Directions → Report how many lines of the listing below include the word "this". Give nothing but the number.

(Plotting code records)
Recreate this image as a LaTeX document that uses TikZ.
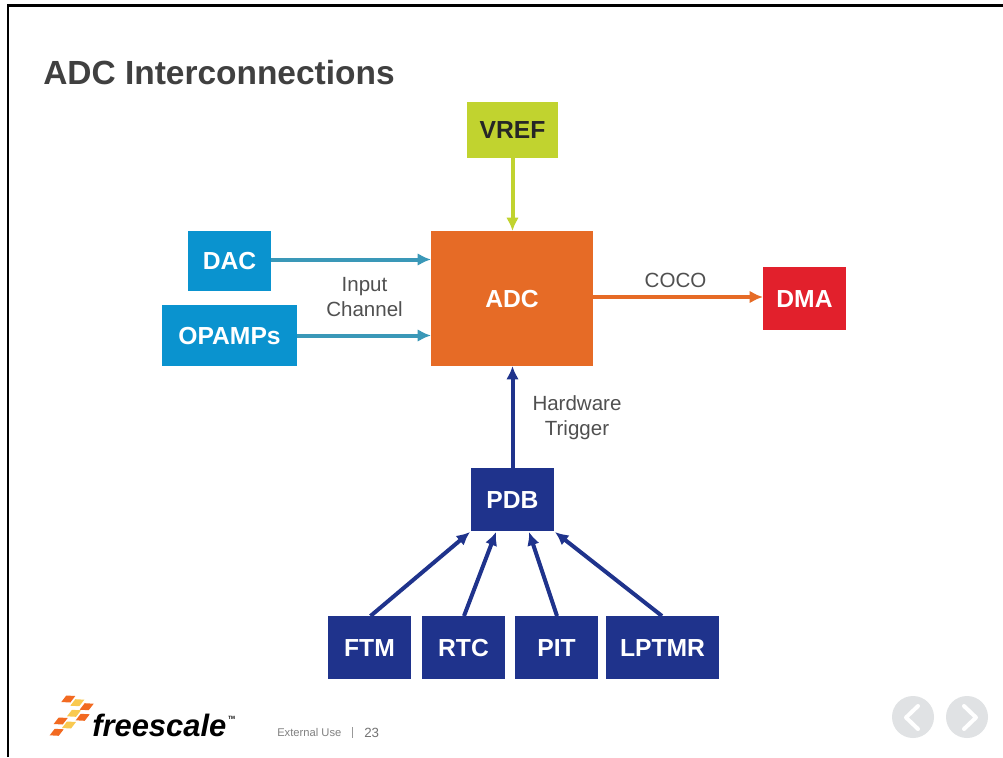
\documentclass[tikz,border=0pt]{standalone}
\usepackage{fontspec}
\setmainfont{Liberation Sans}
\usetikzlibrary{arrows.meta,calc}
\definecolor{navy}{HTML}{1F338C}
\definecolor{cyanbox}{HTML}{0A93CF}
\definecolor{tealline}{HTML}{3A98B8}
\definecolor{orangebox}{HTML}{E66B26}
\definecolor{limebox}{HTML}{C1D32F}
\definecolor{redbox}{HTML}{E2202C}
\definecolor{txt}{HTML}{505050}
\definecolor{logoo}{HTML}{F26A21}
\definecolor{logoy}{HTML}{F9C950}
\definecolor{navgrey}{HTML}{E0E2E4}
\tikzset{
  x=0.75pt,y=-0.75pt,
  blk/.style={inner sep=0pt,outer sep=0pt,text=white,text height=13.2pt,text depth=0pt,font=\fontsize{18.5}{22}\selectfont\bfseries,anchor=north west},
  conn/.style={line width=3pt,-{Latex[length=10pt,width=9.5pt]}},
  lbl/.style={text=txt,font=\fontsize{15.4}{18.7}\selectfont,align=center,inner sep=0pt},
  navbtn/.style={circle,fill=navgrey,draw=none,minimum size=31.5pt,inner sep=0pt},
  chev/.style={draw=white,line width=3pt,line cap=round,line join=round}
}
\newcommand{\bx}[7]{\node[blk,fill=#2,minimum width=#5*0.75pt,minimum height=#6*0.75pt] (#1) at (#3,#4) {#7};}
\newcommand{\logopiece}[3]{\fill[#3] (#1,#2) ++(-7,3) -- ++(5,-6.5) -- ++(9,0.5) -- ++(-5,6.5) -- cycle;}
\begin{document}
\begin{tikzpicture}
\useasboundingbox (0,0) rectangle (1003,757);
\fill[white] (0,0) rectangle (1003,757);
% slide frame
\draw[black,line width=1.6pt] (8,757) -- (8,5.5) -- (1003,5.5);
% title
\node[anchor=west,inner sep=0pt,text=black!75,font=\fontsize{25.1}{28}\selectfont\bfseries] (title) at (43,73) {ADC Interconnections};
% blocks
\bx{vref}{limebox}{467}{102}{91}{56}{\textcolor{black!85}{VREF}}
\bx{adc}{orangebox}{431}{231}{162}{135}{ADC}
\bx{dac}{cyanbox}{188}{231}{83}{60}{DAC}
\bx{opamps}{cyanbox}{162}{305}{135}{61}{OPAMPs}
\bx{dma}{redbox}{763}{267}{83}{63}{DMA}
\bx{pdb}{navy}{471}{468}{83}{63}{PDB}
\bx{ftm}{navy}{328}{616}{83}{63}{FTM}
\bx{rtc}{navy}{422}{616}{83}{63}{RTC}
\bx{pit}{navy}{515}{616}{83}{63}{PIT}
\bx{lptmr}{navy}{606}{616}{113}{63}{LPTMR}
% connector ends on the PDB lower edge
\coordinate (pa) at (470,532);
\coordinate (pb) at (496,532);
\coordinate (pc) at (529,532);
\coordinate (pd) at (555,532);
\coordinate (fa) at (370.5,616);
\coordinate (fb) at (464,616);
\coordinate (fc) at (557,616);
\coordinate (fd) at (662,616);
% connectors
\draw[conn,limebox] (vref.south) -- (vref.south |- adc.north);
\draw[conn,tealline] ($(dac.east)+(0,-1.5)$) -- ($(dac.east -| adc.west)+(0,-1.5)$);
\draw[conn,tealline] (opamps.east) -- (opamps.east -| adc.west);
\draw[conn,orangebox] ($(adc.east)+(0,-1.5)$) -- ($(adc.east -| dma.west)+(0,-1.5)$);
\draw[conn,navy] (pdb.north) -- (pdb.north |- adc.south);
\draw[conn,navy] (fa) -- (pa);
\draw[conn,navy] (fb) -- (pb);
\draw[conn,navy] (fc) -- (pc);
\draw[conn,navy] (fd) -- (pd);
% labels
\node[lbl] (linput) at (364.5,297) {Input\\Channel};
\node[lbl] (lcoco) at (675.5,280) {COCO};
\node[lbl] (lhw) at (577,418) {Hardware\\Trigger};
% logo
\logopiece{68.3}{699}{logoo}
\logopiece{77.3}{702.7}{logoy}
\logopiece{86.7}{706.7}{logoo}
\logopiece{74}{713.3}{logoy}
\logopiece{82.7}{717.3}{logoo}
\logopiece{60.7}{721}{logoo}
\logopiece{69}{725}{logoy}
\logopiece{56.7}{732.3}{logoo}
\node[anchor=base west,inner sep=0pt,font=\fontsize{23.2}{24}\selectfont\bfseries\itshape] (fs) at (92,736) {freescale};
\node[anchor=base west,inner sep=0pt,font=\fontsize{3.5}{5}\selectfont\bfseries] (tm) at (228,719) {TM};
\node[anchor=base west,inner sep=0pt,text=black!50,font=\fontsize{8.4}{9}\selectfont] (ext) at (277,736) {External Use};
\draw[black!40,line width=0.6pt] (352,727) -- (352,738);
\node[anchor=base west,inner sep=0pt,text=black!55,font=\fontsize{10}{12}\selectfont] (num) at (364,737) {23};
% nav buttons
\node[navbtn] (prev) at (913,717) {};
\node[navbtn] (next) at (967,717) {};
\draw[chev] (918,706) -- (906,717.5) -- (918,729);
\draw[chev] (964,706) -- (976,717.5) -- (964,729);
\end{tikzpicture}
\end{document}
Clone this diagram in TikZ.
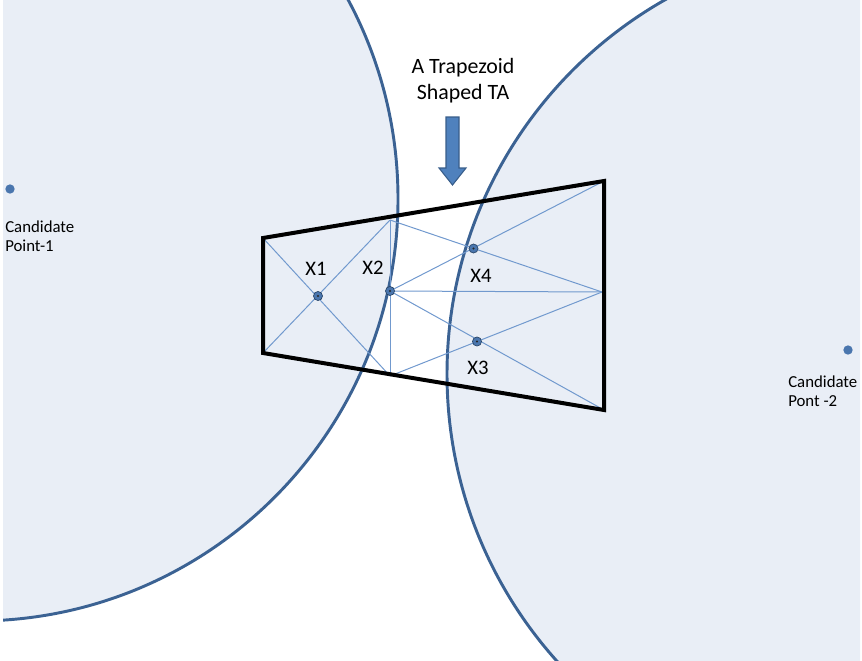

Reply → 2